Facile synthesis of Co3O4 with different morphology and their application in supercapacitors

Abstract

In this article, direct growth of Co₃O₄ with different morphologies on nickel foam is successfully achieved via a simple hydrothermal method by changing the volume ratio between ethanol and water. The morphology and structure of the as-prepared samples are examined by scanning electron microscopy, transmission electron microscopy, X-ray diffraction and Fourier transform infrared spectroscopy. The electrochemical performance of the Co₃O₄ electrodes is investigated as pseudocapacitor material by cyclic voltammetry and galvanostatic charge/discharge test in 3 mol L⁻¹ KOH solution.
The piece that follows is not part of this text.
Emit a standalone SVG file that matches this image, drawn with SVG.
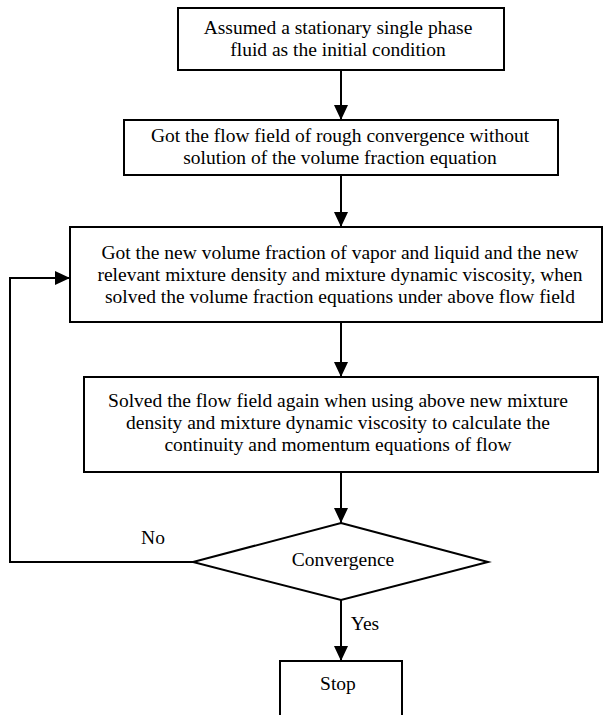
<svg xmlns="http://www.w3.org/2000/svg" width="603" height="715" viewBox="0 0 603 715">
<defs>
<style>
.box{fill:#fff;stroke:#000;stroke-width:2}
.t{font-family:'Liberation Serif','Times New Roman','DejaVu Serif',serif;font-size:19.5px;fill:#000;text-anchor:middle}
.c{fill:none;stroke:#000;stroke-width:2}
</style>
<marker id="ah" markerUnits="userSpaceOnUse" markerWidth="15" markerHeight="14" refX="15" refY="7" orient="auto">
<path d="M0,0 L15,7 L0,14 Z" fill="#000"/>
</marker>
</defs>
<rect width="603" height="715" fill="#fff"/>
<g id="connectors">
<line class="c" x1="341" y1="70" x2="341" y2="120" marker-end="url(#ah)"/>
<line class="c" x1="341" y1="175" x2="341" y2="227" marker-end="url(#ah)"/>
<line class="c" x1="341" y1="322" x2="341" y2="377" marker-end="url(#ah)"/>
<line class="c" x1="341" y1="472" x2="341" y2="523" marker-end="url(#ah)"/>
<line class="c" x1="341" y1="600" x2="341" y2="661" marker-end="url(#ah)"/>
<polyline class="c" points="193,562 10,562 10,278 70,278" marker-end="url(#ah)"/>
<text class="t" font-family="Liberation Serif, serif" x="153" y="544">No</text>
<text class="t" font-family="Liberation Serif, serif" x="365" y="630">Yes</text>
</g>
<g id="n1">
<rect class="box" x="178" y="8" width="326" height="62"/>
<text class="t" font-family="Liberation Serif, serif" x="338" y="33.5">Assumed a stationary single phase</text>
<text class="t" font-family="Liberation Serif, serif" x="338" y="55.5">fluid as the initial condition</text>
</g>
<g id="n2">
<rect class="box" x="124" y="120" width="434" height="55"/>
<text class="t" font-family="Liberation Serif, serif" x="340" y="142">Got the flow field of rough convergence without</text>
<text class="t" font-family="Liberation Serif, serif" x="340" y="164">solution of the volume fraction equation</text>
</g>
<g id="n3">
<rect class="box" x="70" y="227" width="532" height="95"/>
<text class="t" font-family="Liberation Serif, serif" x="340" y="259">Got the new volume fraction of vapor and liquid and the new</text>
<text class="t" font-family="Liberation Serif, serif" x="340" y="281">relevant mixture density and mixture dynamic viscosity, when</text>
<text class="t" font-family="Liberation Serif, serif" x="340" y="303">solved the volume fraction equations under above flow field</text>
</g>
<g id="n4">
<rect class="box" x="84" y="377" width="514" height="95"/>
<text class="t" font-family="Liberation Serif, serif" x="338" y="407">Solved the flow field again when using above new mixture</text>
<text class="t" font-family="Liberation Serif, serif" x="338" y="429">density and mixture dynamic viscosity to calculate the</text>
<text class="t" font-family="Liberation Serif, serif" x="338" y="451">continuity and momentum equations of flow</text>
</g>
<g id="n5">
<polygon class="box" points="341,523 488,562 341,600 193,562"/>
<text class="t" font-family="Liberation Serif, serif" x="343" y="566">Convergence</text>
</g>
<g id="n6">
<path class="c" d="M280,716 L280,661 L402,661 L402,716"/>
<text class="t" font-family="Liberation Serif, serif" x="338" y="690">Stop</text>
</g>
</svg>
Results show that the solvent composition plays an important role not only in the morphology but also in the capacitance. Co₃O₄ with a honeycomb structure obtained from the volume ratio of C₂H₅OH/H₂O = 1 exhibits the highest capacitive performance, 2509.4 F g⁻¹ at 1 A g⁻¹ and 1754 F g⁻¹ at 10 A g⁻¹, which is much larger than that prepared in the pure water and pure ethanol solvent. The electrode also has a satisfactory cycling performance with capacity retention of 74% after 1000 cycles at 10 A g⁻¹. The enhanced electrochemical performance is ascribed to the honeycomb nanostructure allowing facile electrolyte flow which speeds up electrochemical reaction kinetics. These findings may open up the opportunity for optimizing the hydrothermal synthesis conditions to control the morphology and performance of the products.